Going forward (just my thoughts)

  • Linking: We primarily rely on links inside the description to guide users from search results, but G also lets users click their way to the source document, and this is often more prominent. This is problematic, we could solve it using a redirect for non-bot clients, but this is really a big no-no. Still looking for a good solution, Google Earth support for Atom tags appears to be the best solution, but outside our control.
  • KML output: G reduces features to a centroid before storing. No polygons or lines, formatting is stripped away as well. This means we can save lots of space and bandwidth, and perhaps generate a weighted centroid.
  • Regionating: We have used the hierarchies because they are prioritized, pre-cached, easy to generate sitemaps from and good if a client follows the link. But regionating is more complicated than what we need for pure geosearch. We need to decide what route we want to go, especially if we want a custom output format. The paginated approach does have some advantages, it may also remove the requirement to have reliable fids.
  • Persistence: G prefers persistent documents, or something that looks like it.
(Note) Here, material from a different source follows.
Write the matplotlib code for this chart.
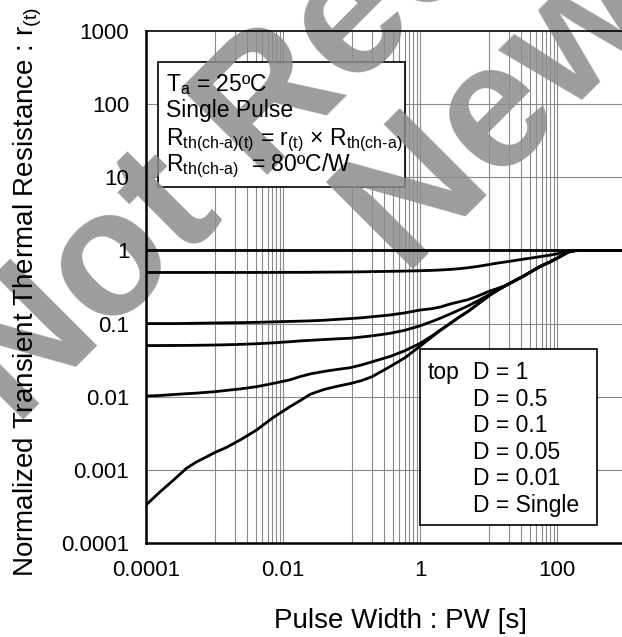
import numpy as np
import matplotlib.pyplot as plt
from matplotlib.patches import Rectangle

plt.rcParams['font.family'] = ['Liberation Sans', 'DejaVu Sans']
plt.rcParams['mathtext.fontset'] = 'custom'
plt.rcParams['mathtext.rm'] = 'Liberation Sans'
plt.rcParams['mathtext.it'] = 'Liberation Sans'
plt.rcParams['mathtext.default'] = 'regular'

# pulse width [s]
pw = [1e-4, 1.6e-4, 2.5e-4, 3.9e-4, 5.5e-4, 7.7e-4, 1e-3, 1.5e-3, 2.4e-3, 4.1e-3,
      7.2e-3, 0.0126, 0.018, 0.025, 0.04, 0.06, 0.095, 0.14, 0.2, 0.365,
      0.6, 1, 1.5, 1.96, 2.74, 3.7, 5, 7, 10.5, 14,
      18.5, 31.6, 56, 80, 105, 123, 140, 155, 180, 220, 1000]

# common part once the short-duty curves have merged (18.5 s and up)
r_tail = [0.337, 0.44, 0.6, 0.7, 0.8, 0.87, 0.93, 0.97, 0.99, 1.0, 1.0]

r_d1 = [1.0] * 41
r_d05 = [0.5, 0.5, 0.5, 0.5, 0.5, 0.5, 0.5, 0.5, 0.5, 0.5,
         0.501, 0.502, 0.502, 0.503, 0.505, 0.506, 0.508, 0.51, 0.513, 0.518,
         0.522, 0.528, 0.534, 0.54, 0.55, 0.562, 0.58, 0.605, 0.645, 0.675,
         0.7, 0.757, 0.82, 0.865, 0.905, 0.94, 0.97, 0.99, 1.0, 1.0, 1.0]
r_d01 = [0.1, 0.1, 0.1, 0.1005, 0.101, 0.1015, 0.102, 0.1025, 0.103, 0.104,
         0.1055, 0.107, 0.108, 0.109, 0.111, 0.114, 0.117, 0.12, 0.124, 0.131,
         0.14, 0.153, 0.16, 0.168, 0.185, 0.198, 0.212, 0.238, 0.279, 0.305] + r_tail
r_d005 = [0.05, 0.0501, 0.0502, 0.0503, 0.0505, 0.0507, 0.0509, 0.0513, 0.052, 0.053,
          0.0545, 0.0565, 0.058, 0.059, 0.0605, 0.0618, 0.063, 0.0655, 0.068, 0.0735,
          0.081, 0.093, 0.107, 0.118, 0.135, 0.153, 0.174, 0.205, 0.252, 0.295] + r_tail
r_d001 = [0.0102, 0.0104, 0.0107, 0.011, 0.0112, 0.0115, 0.0117, 0.0122, 0.0128, 0.0137,
          0.0152, 0.017, 0.0189, 0.0205, 0.0222, 0.0235, 0.0249, 0.0272, 0.030, 0.0355,
          0.0425, 0.0536, 0.068, 0.081, 0.1, 0.122, 0.146, 0.185, 0.245, 0.29] + r_tail
r_single = [3.3e-4, 5.0e-4, 7.2e-4, 1.05e-3, 1.29e-3, 1.51e-3, 1.72e-3, 2.03e-3, 2.58e-3, 3.5e-3,
            5.2e-3, 7.3e-3, 8.9e-3, 0.0108, 0.0126, 0.0138, 0.0151, 0.0166, 0.0188, 0.0258,
            0.034, 0.049, 0.066, 0.08, 0.1, 0.122, 0.146, 0.185, 0.245, 0.29] + r_tail

xticks = [1e-4, 1e-2, 1, 1e2]
xticklabels = ['0.0001', '0.01', '1', '100']
yticks = [1e-4, 1e-3, 1e-2, 1e-1, 1, 10, 100, 1000]
yticklabels = ['0.0001', '0.001', '0.01', '0.1', '1', '10', '100', '1000']
grid_decades = [1e-3, 1e-1, 10]

legend_lines = ['D = 1', 'D = 0.5', 'D = 0.1', 'D = 0.05', 'D = 0.01', 'D = Single']
info_lines = ['T$_{a}$ = 25ºC',
              'Single Pulse',
              'R$_{th(ch\u2010a)(t)}$ = r$_{(t)}$ × R$_{th(ch\u2010a)}$',
              'R$_{th(ch\u2010a)}$  = 80ºC/W']

W, H = 622, 637
fig = plt.figure(figsize=(W / 100, H / 100), dpi=100)
L, R, T, B = 146, 625.5, 31, 543
ax = fig.add_axes([L / W, 1 - B / H, (R - L) / W, (B - T) / H])

ax.set_xscale('log')
ax.set_yscale('log')
ax.set_xlim(1e-4, 1e3)
ax.set_ylim(1e-4, 1e3)

# grid: decades horizontally, alternate decades with minor lines vertically
vx = [k * d for d in grid_decades for k in range(1, 11)]
ax.vlines(vx, 1e-4, 1e3, colors='#8a8a8a', linewidth=0.8, zorder=0.5)
ax.hlines(yticks[1:-1], 1e-4, 1e3, colors='#8a8a8a', linewidth=0.8, zorder=0.5)

for r in [r_d1, r_d05, r_d01, r_d005, r_d001, r_single]:
    ax.plot(pw, r, color='black', linewidth=2.0, zorder=2)

ax.set_xticks(xticks)
ax.set_xticklabels(xticklabels)
ax.set_yticks(yticks)
ax.set_yticklabels(yticklabels)
ax.minorticks_off()
ax.tick_params(axis='both', length=0, labelsize=16, pad=12)

ax.set_xlabel('Pulse Width : PW [s]', fontsize=20)
ax.xaxis.set_label_coords((400 - L) / (R - L), (B - 621) / (B - T))
ax.set_ylabel('Normalized Transient Thermal Resistance : r$_{(t)}$', fontsize=20)
ax.yaxis.set_label_coords((28 - L) / (R - L), (B - 292) / (B - T))
ax.xaxis.label.set_va('center')
ax.yaxis.label.set_va('center')

for s in ['left', 'bottom']:
    ax.spines[s].set_linewidth(1.8)
ax.spines['top'].set_linewidth(1.2)
ax.spines['right'].set_visible(False)


def axc(px, py):
    return (px - L) / (R - L), (B - py) / (B - T)


# info box top-left
x0, y0 = axc(158, 187)
x1, y1 = axc(405, 62)
ax.add_patch(Rectangle((x0, y0), x1 - x0, y1 - y0, transform=ax.transAxes,
                       facecolor='white', edgecolor='black', linewidth=1.2, zorder=1.0))
for txt, by in zip(info_lines, [91, 117, 145, 171]):
    tx, ty = axc(166, by)
    ax.text(tx, ty, txt, transform=ax.transAxes, fontsize=16.5, ha='left', va='baseline', zorder=5)

# legend box bottom-right
x0, y0 = axc(420, 525)
x1, y1 = axc(597, 349)
ax.add_patch(Rectangle((x0, y0), x1 - x0, y1 - y0, transform=ax.transAxes,
                       facecolor='white', edgecolor='black', linewidth=1.2, zorder=1.0))
tx, ty = axc(428, 379)
ax.text(tx, ty, 'top', transform=ax.transAxes, fontsize=16.5, ha='left', va='baseline', zorder=5)
for i, txt in enumerate(legend_lines):
    tx, ty = axc(473, 379 + i * 26.6)
    ax.text(tx, ty, txt, transform=ax.transAxes, fontsize=16.5, ha='left', va='baseline', zorder=5)

# watermark
for txt, (px, py) in [('Not Recommended', (16, 428)), ('New Design', (405, 277))]:
    ax.text(px / W, 1 - py / H, txt, transform=fig.transFigure, fontsize=128,
            fontweight='bold', color='#8c8c8c', alpha=0.85, rotation=45,
            rotation_mode='anchor', ha='left', va='baseline', zorder=1.2, clip_on=False)

fig.savefig('out.png', dpi=100)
Mainly, we should not move features around. Not sure whether this requires fids, but we should keep track of what documents have been modified, so that the bot does not have to download gigabytes of data to get one new placemark. Sitemaps support last modified timestamps, these are important. Caching makes all of this easier in most cases.
  • Datasets: There is currently no point in exposing data where each placemark does not have a reasonable description that can be found through text searches. This also means that many of the layers with 1 million+ features are not very important.
  • Documents: In the future a concept of documents will change the point above. The data will still be interesting because the description of the document. Think of light poles in NYC as an example, every single feature is pretty boring, but the complete set can be interesting. The main problem with documents is that there is a 3 mbyte limit on files, and currently there are no plans to make multi-file documents. So this will bring us back to something similar to regionating again.

Proposal

  • Lets stop mixing regionating and geosearch. Rename H2 database directory from "geosearch" to "kml_hierarchy".
  • Let the user choose the <name> tag through the control panel instead of title.ftl. Have title.ftl for those that need soemething fancier (ie. use several fields)
  • Create custom output format and keep it in the geosearch module. Something easy and fast that does not reuse all the GML code. There's really no reason to, since we'll just need the freemarker template and a centroid.
  • Lets not worry too much about documents at this point. We can add the layer abstract to the first page of features. So it will work for small layers (everything in one document), and for bigger ones G does not have a solution anyway.
  • Lets discuss whether the pagination is reliable without fids. If it is, we should use it instead of regionating. The sitemap can then be "guessed" based on the number of features in the datastore, so we don't have to recalculate everything. For SQL databases, we may be able to reuse the KML regionating attribute to get order of importance?
  • I'm divided on whether we should cache geosearch pages. It makes for easy timestamps, and will definitely lighten the load since the bot comes back pretty often if you have thousands of pages. There is a delay in the indexing process anyway, feeding live data to G does not make sense... so I am leaning towards yes. The downside is there needs to be a way to communicate the total number of pages, but this could be done gradually by just requesting X more pages every time the sitemap is refreshed, and stop when there are no more pages. So two backend requests for every sitemap request (check last page and one further).